::: Source material
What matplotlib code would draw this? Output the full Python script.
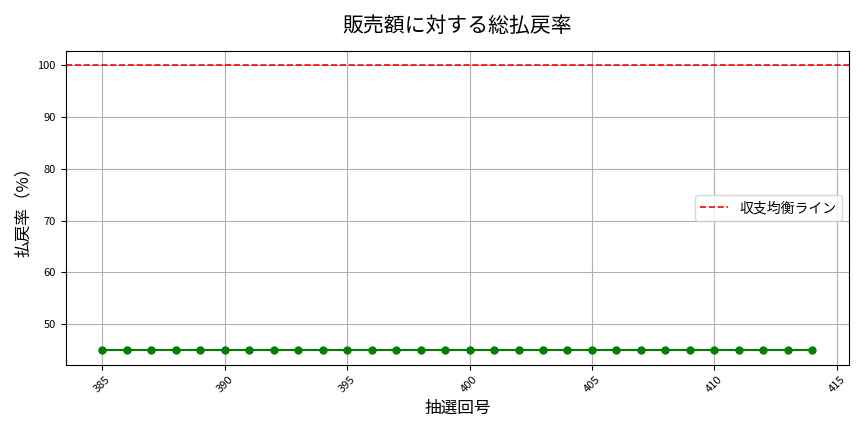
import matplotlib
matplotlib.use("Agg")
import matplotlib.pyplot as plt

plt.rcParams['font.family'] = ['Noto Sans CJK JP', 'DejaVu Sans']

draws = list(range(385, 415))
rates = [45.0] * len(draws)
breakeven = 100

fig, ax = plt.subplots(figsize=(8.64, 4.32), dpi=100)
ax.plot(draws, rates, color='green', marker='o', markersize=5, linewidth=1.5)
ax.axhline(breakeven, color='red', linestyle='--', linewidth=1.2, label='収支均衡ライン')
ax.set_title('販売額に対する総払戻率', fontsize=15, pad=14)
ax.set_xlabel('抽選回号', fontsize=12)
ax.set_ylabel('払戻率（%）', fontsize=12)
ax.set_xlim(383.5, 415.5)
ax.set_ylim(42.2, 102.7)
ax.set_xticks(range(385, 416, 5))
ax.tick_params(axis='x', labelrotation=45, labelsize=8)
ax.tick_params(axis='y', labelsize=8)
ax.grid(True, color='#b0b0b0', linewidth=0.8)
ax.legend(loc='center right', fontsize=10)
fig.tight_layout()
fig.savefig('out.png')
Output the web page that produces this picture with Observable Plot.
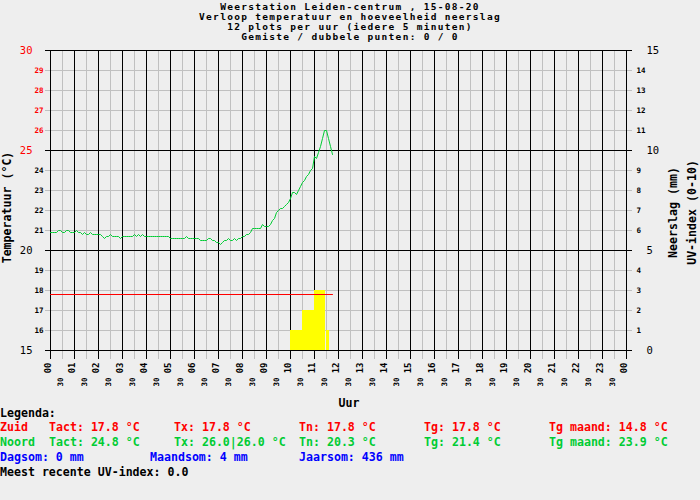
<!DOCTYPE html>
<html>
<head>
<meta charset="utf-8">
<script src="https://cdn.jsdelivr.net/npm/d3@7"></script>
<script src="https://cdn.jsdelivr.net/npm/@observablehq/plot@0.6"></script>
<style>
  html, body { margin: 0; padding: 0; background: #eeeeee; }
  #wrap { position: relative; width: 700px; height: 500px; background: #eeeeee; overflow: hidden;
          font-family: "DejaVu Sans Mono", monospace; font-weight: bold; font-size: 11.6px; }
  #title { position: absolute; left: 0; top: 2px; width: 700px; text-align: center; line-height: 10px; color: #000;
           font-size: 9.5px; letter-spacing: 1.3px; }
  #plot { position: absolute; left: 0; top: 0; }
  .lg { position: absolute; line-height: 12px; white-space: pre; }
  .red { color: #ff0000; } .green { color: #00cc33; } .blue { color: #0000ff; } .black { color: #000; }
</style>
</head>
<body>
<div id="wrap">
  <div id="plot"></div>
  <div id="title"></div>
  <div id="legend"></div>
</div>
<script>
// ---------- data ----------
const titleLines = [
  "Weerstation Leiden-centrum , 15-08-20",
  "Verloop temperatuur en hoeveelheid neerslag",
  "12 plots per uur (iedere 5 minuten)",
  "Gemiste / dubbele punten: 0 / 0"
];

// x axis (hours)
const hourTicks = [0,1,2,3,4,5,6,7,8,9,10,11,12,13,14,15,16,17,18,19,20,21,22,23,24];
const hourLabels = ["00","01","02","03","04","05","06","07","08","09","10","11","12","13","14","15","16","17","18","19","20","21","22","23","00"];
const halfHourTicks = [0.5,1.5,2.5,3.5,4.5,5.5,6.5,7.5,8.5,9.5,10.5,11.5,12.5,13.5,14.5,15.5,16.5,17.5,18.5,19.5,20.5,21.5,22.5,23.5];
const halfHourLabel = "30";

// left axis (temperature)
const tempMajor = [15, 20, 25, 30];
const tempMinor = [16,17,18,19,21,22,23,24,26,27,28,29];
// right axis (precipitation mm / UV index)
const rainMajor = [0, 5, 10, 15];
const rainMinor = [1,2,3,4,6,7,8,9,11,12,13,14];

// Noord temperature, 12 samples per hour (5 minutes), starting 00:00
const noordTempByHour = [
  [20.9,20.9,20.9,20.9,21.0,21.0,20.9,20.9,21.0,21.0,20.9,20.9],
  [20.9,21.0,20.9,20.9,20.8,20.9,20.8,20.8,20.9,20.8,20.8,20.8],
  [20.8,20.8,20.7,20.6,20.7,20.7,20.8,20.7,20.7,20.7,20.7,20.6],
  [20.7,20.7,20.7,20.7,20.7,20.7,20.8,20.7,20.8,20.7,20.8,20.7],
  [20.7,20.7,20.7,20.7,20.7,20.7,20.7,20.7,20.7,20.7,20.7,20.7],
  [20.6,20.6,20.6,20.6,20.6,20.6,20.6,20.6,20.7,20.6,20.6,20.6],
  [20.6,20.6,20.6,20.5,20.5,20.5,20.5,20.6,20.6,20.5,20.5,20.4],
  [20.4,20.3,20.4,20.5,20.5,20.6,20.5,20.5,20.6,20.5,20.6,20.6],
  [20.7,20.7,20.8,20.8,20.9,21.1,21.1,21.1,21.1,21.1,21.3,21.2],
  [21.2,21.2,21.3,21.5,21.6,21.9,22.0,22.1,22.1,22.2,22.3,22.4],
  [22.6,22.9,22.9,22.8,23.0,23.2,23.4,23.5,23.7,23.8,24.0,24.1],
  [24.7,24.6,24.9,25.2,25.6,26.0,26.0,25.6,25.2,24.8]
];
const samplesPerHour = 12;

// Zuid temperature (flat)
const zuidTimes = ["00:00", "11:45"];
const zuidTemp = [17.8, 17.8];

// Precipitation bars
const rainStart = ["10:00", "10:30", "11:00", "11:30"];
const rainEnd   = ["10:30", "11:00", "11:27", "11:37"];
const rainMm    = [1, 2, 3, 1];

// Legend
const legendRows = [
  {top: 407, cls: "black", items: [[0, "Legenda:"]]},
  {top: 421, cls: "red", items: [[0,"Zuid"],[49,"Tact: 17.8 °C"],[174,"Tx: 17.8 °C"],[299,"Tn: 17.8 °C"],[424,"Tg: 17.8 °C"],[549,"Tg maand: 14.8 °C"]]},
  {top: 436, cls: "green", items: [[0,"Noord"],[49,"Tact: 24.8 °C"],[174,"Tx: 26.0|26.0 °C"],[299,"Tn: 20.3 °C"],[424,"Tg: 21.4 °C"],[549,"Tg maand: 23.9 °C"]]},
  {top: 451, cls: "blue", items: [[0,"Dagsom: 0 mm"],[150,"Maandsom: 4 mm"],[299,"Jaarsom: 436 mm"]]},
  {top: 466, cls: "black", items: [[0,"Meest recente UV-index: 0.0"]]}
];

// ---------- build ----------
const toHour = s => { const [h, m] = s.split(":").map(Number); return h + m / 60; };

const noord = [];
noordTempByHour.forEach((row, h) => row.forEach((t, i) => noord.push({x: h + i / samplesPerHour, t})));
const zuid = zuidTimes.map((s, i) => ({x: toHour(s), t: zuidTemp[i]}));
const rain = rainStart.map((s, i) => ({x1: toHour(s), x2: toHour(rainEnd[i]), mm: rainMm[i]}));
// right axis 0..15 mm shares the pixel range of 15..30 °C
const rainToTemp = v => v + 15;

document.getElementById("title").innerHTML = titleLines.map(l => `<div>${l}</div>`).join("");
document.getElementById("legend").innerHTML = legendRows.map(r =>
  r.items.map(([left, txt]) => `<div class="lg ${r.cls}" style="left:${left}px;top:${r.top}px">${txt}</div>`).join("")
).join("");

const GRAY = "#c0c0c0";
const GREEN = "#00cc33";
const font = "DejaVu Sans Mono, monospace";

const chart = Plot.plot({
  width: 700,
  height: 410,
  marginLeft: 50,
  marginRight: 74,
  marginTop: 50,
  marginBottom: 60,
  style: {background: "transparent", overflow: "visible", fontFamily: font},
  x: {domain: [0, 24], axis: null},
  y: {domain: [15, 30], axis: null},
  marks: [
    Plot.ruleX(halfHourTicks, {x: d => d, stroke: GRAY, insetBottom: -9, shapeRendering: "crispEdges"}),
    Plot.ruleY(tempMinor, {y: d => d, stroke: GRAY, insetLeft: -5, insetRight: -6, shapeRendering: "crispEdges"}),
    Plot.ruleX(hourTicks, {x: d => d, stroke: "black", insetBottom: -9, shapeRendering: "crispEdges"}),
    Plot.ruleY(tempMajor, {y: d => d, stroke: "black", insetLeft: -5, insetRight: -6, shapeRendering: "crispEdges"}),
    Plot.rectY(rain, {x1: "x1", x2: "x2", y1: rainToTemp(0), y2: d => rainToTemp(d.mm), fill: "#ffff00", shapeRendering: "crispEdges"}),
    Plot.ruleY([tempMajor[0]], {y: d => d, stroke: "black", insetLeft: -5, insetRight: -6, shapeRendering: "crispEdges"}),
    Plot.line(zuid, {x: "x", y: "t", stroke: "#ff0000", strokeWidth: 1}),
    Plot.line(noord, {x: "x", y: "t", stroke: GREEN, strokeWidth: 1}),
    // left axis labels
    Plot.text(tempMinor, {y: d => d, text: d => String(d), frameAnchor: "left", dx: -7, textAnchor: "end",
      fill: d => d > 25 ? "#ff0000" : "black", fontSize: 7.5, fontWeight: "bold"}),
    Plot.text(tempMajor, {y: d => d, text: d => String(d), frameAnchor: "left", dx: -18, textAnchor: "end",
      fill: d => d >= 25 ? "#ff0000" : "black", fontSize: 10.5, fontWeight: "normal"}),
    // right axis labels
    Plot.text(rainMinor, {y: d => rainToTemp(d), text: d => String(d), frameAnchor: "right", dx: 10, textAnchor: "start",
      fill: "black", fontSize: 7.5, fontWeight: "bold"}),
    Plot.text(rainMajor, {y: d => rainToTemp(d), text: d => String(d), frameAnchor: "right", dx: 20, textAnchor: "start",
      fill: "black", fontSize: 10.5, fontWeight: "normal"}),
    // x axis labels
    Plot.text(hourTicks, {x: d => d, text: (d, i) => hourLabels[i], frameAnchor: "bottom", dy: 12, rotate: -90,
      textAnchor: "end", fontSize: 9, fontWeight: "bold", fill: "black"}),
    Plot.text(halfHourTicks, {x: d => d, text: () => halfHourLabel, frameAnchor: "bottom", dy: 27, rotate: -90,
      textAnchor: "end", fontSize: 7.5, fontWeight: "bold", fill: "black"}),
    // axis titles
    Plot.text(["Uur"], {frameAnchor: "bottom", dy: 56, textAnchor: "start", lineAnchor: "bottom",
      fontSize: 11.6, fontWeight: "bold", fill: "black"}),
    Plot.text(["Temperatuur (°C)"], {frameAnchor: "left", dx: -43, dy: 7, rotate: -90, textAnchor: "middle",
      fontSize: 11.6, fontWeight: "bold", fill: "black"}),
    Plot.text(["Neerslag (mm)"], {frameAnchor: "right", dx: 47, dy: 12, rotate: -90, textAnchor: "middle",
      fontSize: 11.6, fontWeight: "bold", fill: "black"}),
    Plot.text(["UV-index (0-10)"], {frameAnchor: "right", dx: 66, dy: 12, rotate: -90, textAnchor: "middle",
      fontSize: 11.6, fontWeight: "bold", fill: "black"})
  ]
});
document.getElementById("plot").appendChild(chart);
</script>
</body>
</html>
::::::
What the task requires:
Starting at the first line of the material, output exactly the lines up to and including the one with "breakeven = 100". Do not include the pictures.

Correct response:
What matplotlib code would draw this? Output the full Python script.
import matplotlib
matplotlib.use("Agg")
import matplotlib.pyplot as plt

plt.rcParams['font.family'] = ['Noto Sans CJK JP', 'DejaVu Sans']

draws = list(range(385, 415))
rates = [45.0] * len(draws)
breakeven = 100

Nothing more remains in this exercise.